**GOAL OF THE EXERCISE:** Produce an exact transcription of the listing below, omitting the pictures.

- - - - -

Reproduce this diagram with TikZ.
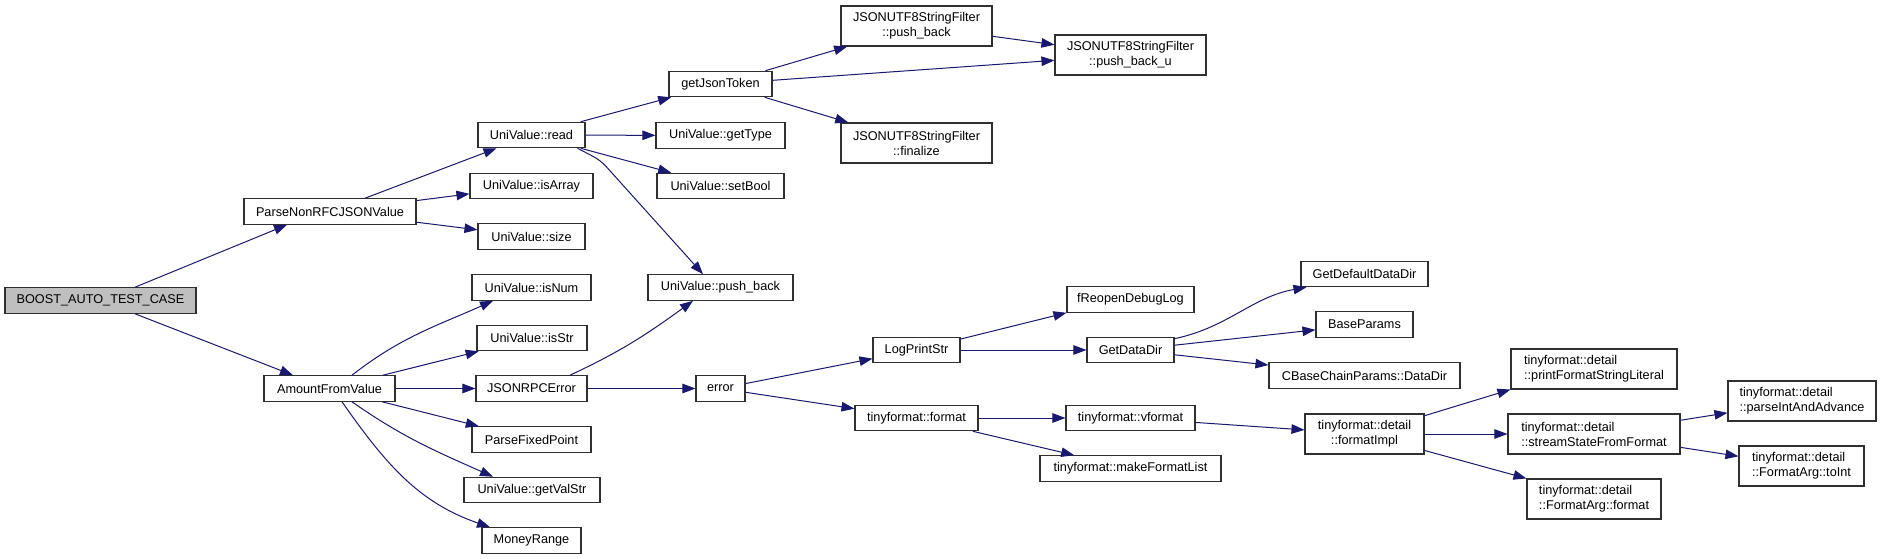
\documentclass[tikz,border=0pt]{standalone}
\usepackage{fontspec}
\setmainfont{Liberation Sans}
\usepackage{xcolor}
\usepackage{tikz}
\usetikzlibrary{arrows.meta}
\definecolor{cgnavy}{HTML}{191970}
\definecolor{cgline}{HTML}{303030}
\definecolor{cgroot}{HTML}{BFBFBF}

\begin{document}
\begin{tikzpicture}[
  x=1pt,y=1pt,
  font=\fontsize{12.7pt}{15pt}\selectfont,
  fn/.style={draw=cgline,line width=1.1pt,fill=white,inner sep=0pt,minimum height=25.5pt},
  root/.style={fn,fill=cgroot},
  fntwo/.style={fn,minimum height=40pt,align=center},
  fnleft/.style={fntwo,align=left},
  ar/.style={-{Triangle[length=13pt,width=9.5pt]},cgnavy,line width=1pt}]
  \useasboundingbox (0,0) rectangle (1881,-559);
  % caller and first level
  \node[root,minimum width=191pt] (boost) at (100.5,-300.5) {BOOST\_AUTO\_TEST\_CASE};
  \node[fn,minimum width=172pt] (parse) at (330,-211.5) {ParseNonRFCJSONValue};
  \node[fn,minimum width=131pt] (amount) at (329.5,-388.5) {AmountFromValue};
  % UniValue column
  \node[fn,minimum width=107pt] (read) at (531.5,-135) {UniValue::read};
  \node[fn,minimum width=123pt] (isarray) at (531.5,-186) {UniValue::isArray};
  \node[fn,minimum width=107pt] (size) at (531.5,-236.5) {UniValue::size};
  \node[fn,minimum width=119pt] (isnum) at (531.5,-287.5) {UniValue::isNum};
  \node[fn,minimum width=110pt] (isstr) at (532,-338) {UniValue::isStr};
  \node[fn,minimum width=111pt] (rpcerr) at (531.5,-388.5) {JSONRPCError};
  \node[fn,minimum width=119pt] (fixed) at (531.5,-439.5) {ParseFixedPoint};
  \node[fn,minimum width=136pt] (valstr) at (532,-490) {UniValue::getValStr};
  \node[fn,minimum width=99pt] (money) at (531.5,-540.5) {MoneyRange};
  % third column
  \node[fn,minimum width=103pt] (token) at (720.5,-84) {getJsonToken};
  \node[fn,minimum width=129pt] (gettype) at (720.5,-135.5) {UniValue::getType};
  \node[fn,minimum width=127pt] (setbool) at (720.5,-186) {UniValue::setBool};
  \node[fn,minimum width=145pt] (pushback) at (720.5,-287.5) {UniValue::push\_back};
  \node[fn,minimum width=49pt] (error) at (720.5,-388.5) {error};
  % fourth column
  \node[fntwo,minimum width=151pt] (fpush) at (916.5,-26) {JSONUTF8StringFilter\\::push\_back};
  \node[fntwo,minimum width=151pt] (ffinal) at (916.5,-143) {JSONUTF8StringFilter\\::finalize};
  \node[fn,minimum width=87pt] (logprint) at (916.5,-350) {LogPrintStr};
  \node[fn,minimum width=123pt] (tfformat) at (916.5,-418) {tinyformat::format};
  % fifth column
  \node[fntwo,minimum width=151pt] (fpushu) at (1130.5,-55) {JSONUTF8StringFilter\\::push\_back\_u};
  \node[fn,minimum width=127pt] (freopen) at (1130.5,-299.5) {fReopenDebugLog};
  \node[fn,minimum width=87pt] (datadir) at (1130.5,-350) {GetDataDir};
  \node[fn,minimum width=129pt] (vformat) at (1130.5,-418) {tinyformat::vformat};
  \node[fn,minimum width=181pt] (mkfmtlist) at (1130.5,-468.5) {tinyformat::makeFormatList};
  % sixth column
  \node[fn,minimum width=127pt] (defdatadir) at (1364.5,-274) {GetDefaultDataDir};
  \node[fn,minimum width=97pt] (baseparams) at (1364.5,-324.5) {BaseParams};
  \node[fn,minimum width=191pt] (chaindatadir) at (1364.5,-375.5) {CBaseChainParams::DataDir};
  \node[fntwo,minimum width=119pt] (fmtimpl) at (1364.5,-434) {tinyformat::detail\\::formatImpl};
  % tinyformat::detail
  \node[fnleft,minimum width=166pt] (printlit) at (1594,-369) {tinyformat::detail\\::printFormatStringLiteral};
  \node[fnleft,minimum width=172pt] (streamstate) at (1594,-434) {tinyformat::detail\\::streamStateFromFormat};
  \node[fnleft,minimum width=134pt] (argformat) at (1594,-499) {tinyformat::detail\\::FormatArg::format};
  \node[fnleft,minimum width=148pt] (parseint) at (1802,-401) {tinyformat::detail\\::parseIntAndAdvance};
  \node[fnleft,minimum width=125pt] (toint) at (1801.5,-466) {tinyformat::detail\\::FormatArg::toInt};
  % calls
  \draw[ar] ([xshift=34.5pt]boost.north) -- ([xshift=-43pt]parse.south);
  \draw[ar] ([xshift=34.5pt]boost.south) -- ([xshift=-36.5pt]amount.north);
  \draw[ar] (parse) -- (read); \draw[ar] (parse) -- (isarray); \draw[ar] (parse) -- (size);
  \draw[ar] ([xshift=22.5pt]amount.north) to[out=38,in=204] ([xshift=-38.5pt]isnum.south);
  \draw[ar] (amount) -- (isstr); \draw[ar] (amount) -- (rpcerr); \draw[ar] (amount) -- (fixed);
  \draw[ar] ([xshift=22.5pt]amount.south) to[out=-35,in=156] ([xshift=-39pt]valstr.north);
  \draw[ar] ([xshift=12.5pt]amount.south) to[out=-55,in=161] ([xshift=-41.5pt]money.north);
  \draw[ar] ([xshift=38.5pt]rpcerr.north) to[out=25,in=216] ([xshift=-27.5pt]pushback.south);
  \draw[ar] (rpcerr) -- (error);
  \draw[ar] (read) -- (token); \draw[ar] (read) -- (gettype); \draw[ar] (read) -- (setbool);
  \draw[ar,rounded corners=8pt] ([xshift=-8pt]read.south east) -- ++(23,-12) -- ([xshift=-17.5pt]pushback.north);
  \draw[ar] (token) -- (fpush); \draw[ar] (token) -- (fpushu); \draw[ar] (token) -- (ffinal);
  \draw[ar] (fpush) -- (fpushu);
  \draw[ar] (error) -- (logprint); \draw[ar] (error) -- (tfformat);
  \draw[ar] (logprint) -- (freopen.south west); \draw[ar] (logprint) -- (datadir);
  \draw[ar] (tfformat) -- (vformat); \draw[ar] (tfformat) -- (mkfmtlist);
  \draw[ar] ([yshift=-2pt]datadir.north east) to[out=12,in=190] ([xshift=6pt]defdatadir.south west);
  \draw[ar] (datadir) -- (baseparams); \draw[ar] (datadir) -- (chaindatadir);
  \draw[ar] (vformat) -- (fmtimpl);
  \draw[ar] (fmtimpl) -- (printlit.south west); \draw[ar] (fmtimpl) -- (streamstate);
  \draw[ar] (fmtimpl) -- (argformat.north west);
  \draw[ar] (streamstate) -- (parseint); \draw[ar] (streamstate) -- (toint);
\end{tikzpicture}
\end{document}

- - - - -

**COMPLETE ANSWER:**
Reproduce this diagram with TikZ.
\documentclass[tikz,border=0pt]{standalone}
\usepackage{fontspec}
\setmainfont{Liberation Sans}
\usepackage{xcolor}
\usepackage{tikz}
\usetikzlibrary{arrows.meta}
\definecolor{cgnavy}{HTML}{191970}
\definecolor{cgline}{HTML}{303030}
\definecolor{cgroot}{HTML}{BFBFBF}

\begin{document}
\begin{tikzpicture}[
  x=1pt,y=1pt,
  font=\fontsize{12.7pt}{15pt}\selectfont,
  fn/.style={draw=cgline,line width=1.1pt,fill=white,inner sep=0pt,minimum height=25.5pt},
  root/.style={fn,fill=cgroot},
  fntwo/.style={fn,minimum height=40pt,align=center},
  fnleft/.style={fntwo,align=left},
  ar/.style={-{Triangle[length=13pt,width=9.5pt]},cgnavy,line width=1pt}]
  \useasboundingbox (0,0) rectangle (1881,-559);
  % caller and first level
  \node[root,minimum width=191pt] (boost) at (100.5,-300.5) {BOOST\_AUTO\_TEST\_CASE};
  \node[fn,minimum width=172pt] (parse) at (330,-211.5) {ParseNonRFCJSONValue};
  \node[fn,minimum width=131pt] (amount) at (329.5,-388.5) {AmountFromValue};
  % UniValue column
  \node[fn,minimum width=107pt] (read) at (531.5,-135) {UniValue::read};
  \node[fn,minimum width=123pt] (isarray) at (531.5,-186) {UniValue::isArray};
  \node[fn,minimum width=107pt] (size) at (531.5,-236.5) {UniValue::size};
  \node[fn,minimum width=119pt] (isnum) at (531.5,-287.5) {UniValue::isNum};
  \node[fn,minimum width=110pt] (isstr) at (532,-338) {UniValue::isStr};
  \node[fn,minimum width=111pt] (rpcerr) at (531.5,-388.5) {JSONRPCError};
  \node[fn,minimum width=119pt] (fixed) at (531.5,-439.5) {ParseFixedPoint};
  \node[fn,minimum width=136pt] (valstr) at (532,-490) {UniValue::getValStr};
  \node[fn,minimum width=99pt] (money) at (531.5,-540.5) {MoneyRange};
  % third column
  \node[fn,minimum width=103pt] (token) at (720.5,-84) {getJsonToken};
  \node[fn,minimum width=129pt] (gettype) at (720.5,-135.5) {UniValue::getType};
  \node[fn,minimum width=127pt] (setbool) at (720.5,-186) {UniValue::setBool};
  \node[fn,minimum width=145pt] (pushback) at (720.5,-287.5) {UniValue::push\_back};
  \node[fn,minimum width=49pt] (error) at (720.5,-388.5) {error};
  % fourth column
  \node[fntwo,minimum width=151pt] (fpush) at (916.5,-26) {JSONUTF8StringFilter\\::push\_back};
  \node[fntwo,minimum width=151pt] (ffinal) at (916.5,-143) {JSONUTF8StringFilter\\::finalize};
  \node[fn,minimum width=87pt] (logprint) at (916.5,-350) {LogPrintStr};
  \node[fn,minimum width=123pt] (tfformat) at (916.5,-418) {tinyformat::format};
  % fifth column
  \node[fntwo,minimum width=151pt] (fpushu) at (1130.5,-55) {JSONUTF8StringFilter\\::push\_back\_u};
  \node[fn,minimum width=127pt] (freopen) at (1130.5,-299.5) {fReopenDebugLog};
  \node[fn,minimum width=87pt] (datadir) at (1130.5,-350) {GetDataDir};
  \node[fn,minimum width=129pt] (vformat) at (1130.5,-418) {tinyformat::vformat};
  \node[fn,minimum width=181pt] (mkfmtlist) at (1130.5,-468.5) {tinyformat::makeFormatList};
  % sixth column
  \node[fn,minimum width=127pt] (defdatadir) at (1364.5,-274) {GetDefaultDataDir};
  \node[fn,minimum width=97pt] (baseparams) at (1364.5,-324.5) {BaseParams};
  \node[fn,minimum width=191pt] (chaindatadir) at (1364.5,-375.5) {CBaseChainParams::DataDir};
  \node[fntwo,minimum width=119pt] (fmtimpl) at (1364.5,-434) {tinyformat::detail\\::formatImpl};
  % tinyformat::detail
  \node[fnleft,minimum width=166pt] (printlit) at (1594,-369) {tinyformat::detail\\::printFormatStringLiteral};
  \node[fnleft,minimum width=172pt] (streamstate) at (1594,-434) {tinyformat::detail\\::streamStateFromFormat};
  \node[fnleft,minimum width=134pt] (argformat) at (1594,-499) {tinyformat::detail\\::FormatArg::format};
  \node[fnleft,minimum width=148pt] (parseint) at (1802,-401) {tinyformat::detail\\::parseIntAndAdvance};
  \node[fnleft,minimum width=125pt] (toint) at (1801.5,-466) {tinyformat::detail\\::FormatArg::toInt};
  % calls
  \draw[ar] ([xshift=34.5pt]boost.north) -- ([xshift=-43pt]parse.south);
  \draw[ar] ([xshift=34.5pt]boost.south) -- ([xshift=-36.5pt]amount.north);
  \draw[ar] (parse) -- (read); \draw[ar] (parse) -- (isarray); \draw[ar] (parse) -- (size);
  \draw[ar] ([xshift=22.5pt]amount.north) to[out=38,in=204] ([xshift=-38.5pt]isnum.south);
  \draw[ar] (amount) -- (isstr); \draw[ar] (amount) -- (rpcerr); \draw[ar] (amount) -- (fixed);
  \draw[ar] ([xshift=22.5pt]amount.south) to[out=-35,in=156] ([xshift=-39pt]valstr.north);
  \draw[ar] ([xshift=12.5pt]amount.south) to[out=-55,in=161] ([xshift=-41.5pt]money.north);
  \draw[ar] ([xshift=38.5pt]rpcerr.north) to[out=25,in=216] ([xshift=-27.5pt]pushback.south);
  \draw[ar] (rpcerr) -- (error);
  \draw[ar] (read) -- (token); \draw[ar] (read) -- (gettype); \draw[ar] (read) -- (setbool);
  \draw[ar,rounded corners=8pt] ([xshift=-8pt]read.south east) -- ++(23,-12) -- ([xshift=-17.5pt]pushback.north);
  \draw[ar] (token) -- (fpush); \draw[ar] (token) -- (fpushu); \draw[ar] (token) -- (ffinal);
  \draw[ar] (fpush) -- (fpushu);
  \draw[ar] (error) -- (logprint); \draw[ar] (error) -- (tfformat);
  \draw[ar] (logprint) -- (freopen.south west); \draw[ar] (logprint) -- (datadir);
  \draw[ar] (tfformat) -- (vformat); \draw[ar] (tfformat) -- (mkfmtlist);
  \draw[ar] ([yshift=-2pt]datadir.north east) to[out=12,in=190] ([xshift=6pt]defdatadir.south west);
  \draw[ar] (datadir) -- (baseparams); \draw[ar] (datadir) -- (chaindatadir);
  \draw[ar] (vformat) -- (fmtimpl);
  \draw[ar] (fmtimpl) -- (printlit.south west); \draw[ar] (fmtimpl) -- (streamstate);
  \draw[ar] (fmtimpl) -- (argformat.north west);
  \draw[ar] (streamstate) -- (parseint); \draw[ar] (streamstate) -- (toint);
\end{tikzpicture}
\end{document}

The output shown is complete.